» **Dataset excerpt**:
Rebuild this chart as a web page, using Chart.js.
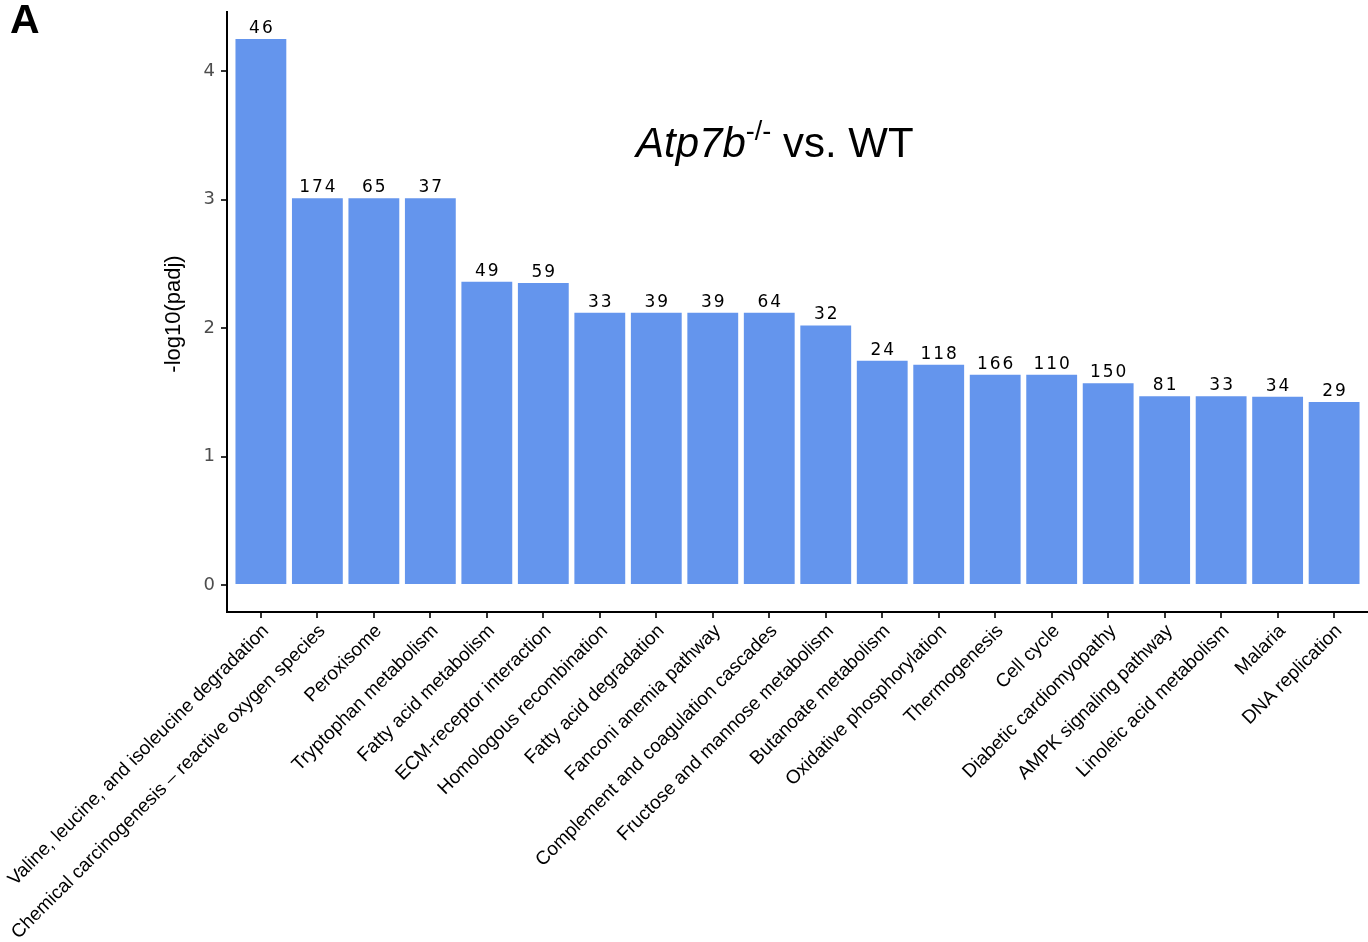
<!DOCTYPE html>
<html>
<head>
<meta charset="utf-8">
<script src="https://cdn.jsdelivr.net/npm/chart.js@4/dist/chart.umd.min.js"></script>
<style>
    html, body { margin: 0; padding: 0; background: #fff; }
    #wrap { position: relative; width: 1368px; height: 942px; }
</style>
</head>
<body>
<div id="wrap"><canvas id="keggChart" width="1368" height="942"></canvas></div>
<script>
// KEGG pathways, Atp7b-/- vs WT
const pathways = [
    'Valine, leucine, and isoleucine degradation',
    'Chemical carcinogenesis \u2013 reactive oxygen species',
    'Peroxisome',
    'Tryptophan metabolism',
    'Fatty acid metabolism',
    'ECM-receptor interaction',
    'Homologous recombination',
    'Fatty acid degradation',
    'Fanconi anemia pathway',
    'Complement and coagulation cascades',
    'Fructose and mannose metabolism',
    'Butanoate metabolism',
    'Oxidative phosphorylation',
    'Thermogenesis',
    'Cell cycle',
    'Diabetic cardiomyopathy',
    'AMPK signaling pathway',
    'Linoleic acid metabolism',
    'Malaria',
    'DNA replication'
];
const negLogPadj = [4.25, 3.01, 3.01, 3.01, 2.36, 2.35, 2.12, 2.12, 2.12, 2.12,
                    2.02, 1.745, 1.715, 1.637, 1.637, 1.57, 1.47, 1.47, 1.465, 1.425];
const geneCounts = [46, 174, 65, 37, 49, 59, 33, 39, 39, 64,
                    32, 24, 118, 166, 110, 150, 81, 33, 34, 29];
const yTickValues = [0, 1, 2, 3, 4];

const barColor = '#6495ED';

// counts above each bar + title, panel letter, y-axis title
const annotations = {
    id: 'annotations',
    afterDatasetsDraw(chart) {
        const ctx = chart.ctx;
        const meta = chart.getDatasetMeta(0);
        ctx.save();
        ctx.fillStyle = '#000';
        ctx.font = '17px "DejaVu Sans"';
        ctx.letterSpacing = '2px';
        ctx.textAlign = 'center';
        ctx.textBaseline = 'alphabetic';
        meta.data.forEach((bar, i) => {
            ctx.fillText(String(geneCounts[i]), bar.x + 1, bar.y - 6);
        });
        ctx.restore();
    },
    afterDraw(chart) {
        const ctx = chart.ctx;
        ctx.save();
        ctx.fillStyle = '#000';
        ctx.textBaseline = 'alphabetic';
        ctx.textAlign = 'left';

        // panel letter
        ctx.font = 'bold 41px "Liberation Sans"';
        ctx.fillText('A', 10, 33);

        // title: Atp7b-/- vs. WT
        let x = 636;
        ctx.font = 'italic 42px "Liberation Sans"';
        ctx.fillText('Atp7b', x, 157);
        x += ctx.measureText('Atp7b').width;
        ctx.font = '27px "Liberation Sans"';
        ctx.fillText('-/-', x, 140);
        x += ctx.measureText('-/-').width;
        ctx.font = '42px "Liberation Sans"';
        ctx.fillText(' vs. WT', x, 157);

        // y axis title
        ctx.translate(180, 314);
        ctx.rotate(-Math.PI / 2);
        ctx.textAlign = 'center';
        ctx.font = '22px "Liberation Sans"';
        ctx.fillText('-log10(padj)', 0, 0);
        ctx.restore();
    }
};

const ctx = document.getElementById('keggChart').getContext('2d');
new Chart(ctx, {
    type: 'bar',
    data: {
        datasets: [{
            data: negLogPadj.map((v, i) => ({ x: i, y: v })),
            backgroundColor: barColor,
            borderWidth: 0,
            categoryPercentage: 1,
            barPercentage: 0.9
        }]
    },
    options: {
        responsive: false,
        animation: false,
        layout: { padding: { top: 12, right: 0, left: 0, bottom: 0 } },
        plugins: {
            legend: { display: false },
            tooltip: { enabled: false }
        },
        scales: {
            x: {
                type: 'linear',
                offset: false,
                min: -0.6,
                max: pathways.length - 0.4,
                afterBuildTicks: (scale) => {
                    scale.ticks = pathways.map((_, i) => ({ value: i }));
                },
                afterFit: (scale) => {
                    scale.height = 330;
                    scale.paddingLeft = 0;
                    scale.paddingRight = 0;
                },
                border: { display: true, color: '#000', width: 2 },
                grid: { display: true, offset: false, drawOnChartArea: false, drawTicks: true, tickLength: 6, color: '#333', lineWidth: 2 },
                ticks: {
                    autoSkip: false,
                    minRotation: 45,
                    maxRotation: 45,
                    padding: 2,
                    labelOffset: 5,
                    color: '#000',
                    font: { family: 'Liberation Sans', size: 19 },
                    callback: (v) => pathways[v]
                }
            },
            y: {
                min: -0.21,
                max: 4.46,
                afterBuildTicks: (scale) => {
                    scale.ticks = yTickValues.map(v => ({ value: v }));
                },
                afterFit: (scale) => {
                    scale.width = 227;
                    scale.paddingTop = 0;
                    scale.paddingBottom = 0;
                },
                border: { display: true, color: '#000', width: 2 },
                grid: { display: true, drawOnChartArea: false, drawTicks: true, tickLength: 6, color: '#333', lineWidth: 2 },
                ticks: {
                    padding: 6,
                    color: '#4d4d4d',
                    font: { family: 'DejaVu Sans', size: 18 }
                }
            }
        }
    },
    plugins: [annotations]
});
</script>
</body>
</html>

» **Stated task**:
In the data above, please extract the lines from the first one through the line with "const barColor = '#6495ED';", exactly, and keep pictures out.

» **Completed exercise**:
Rebuild this chart as a web page, using Chart.js.
<!DOCTYPE html>
<html>
<head>
<meta charset="utf-8">
<script src="https://cdn.jsdelivr.net/npm/chart.js@4/dist/chart.umd.min.js"></script>
<style>
    html, body { margin: 0; padding: 0; background: #fff; }
    #wrap { position: relative; width: 1368px; height: 942px; }
</style>
</head>
<body>
<div id="wrap"><canvas id="keggChart" width="1368" height="942"></canvas></div>
<script>
// KEGG pathways, Atp7b-/- vs WT
const pathways = [
    'Valine, leucine, and isoleucine degradation',
    'Chemical carcinogenesis \u2013 reactive oxygen species',
    'Peroxisome',
    'Tryptophan metabolism',
    'Fatty acid metabolism',
    'ECM-receptor interaction',
    'Homologous recombination',
    'Fatty acid degradation',
    'Fanconi anemia pathway',
    'Complement and coagulation cascades',
    'Fructose and mannose metabolism',
    'Butanoate metabolism',
    'Oxidative phosphorylation',
    'Thermogenesis',
    'Cell cycle',
    'Diabetic cardiomyopathy',
    'AMPK signaling pathway',
    'Linoleic acid metabolism',
    'Malaria',
    'DNA replication'
];
const negLogPadj = [4.25, 3.01, 3.01, 3.01, 2.36, 2.35, 2.12, 2.12, 2.12, 2.12,
                    2.02, 1.745, 1.715, 1.637, 1.637, 1.57, 1.47, 1.47, 1.465, 1.425];
const geneCounts = [46, 174, 65, 37, 49, 59, 33, 39, 39, 64,
                    32, 24, 118, 166, 110, 150, 81, 33, 34, 29];
const yTickValues = [0, 1, 2, 3, 4];

const barColor = '#6495ED';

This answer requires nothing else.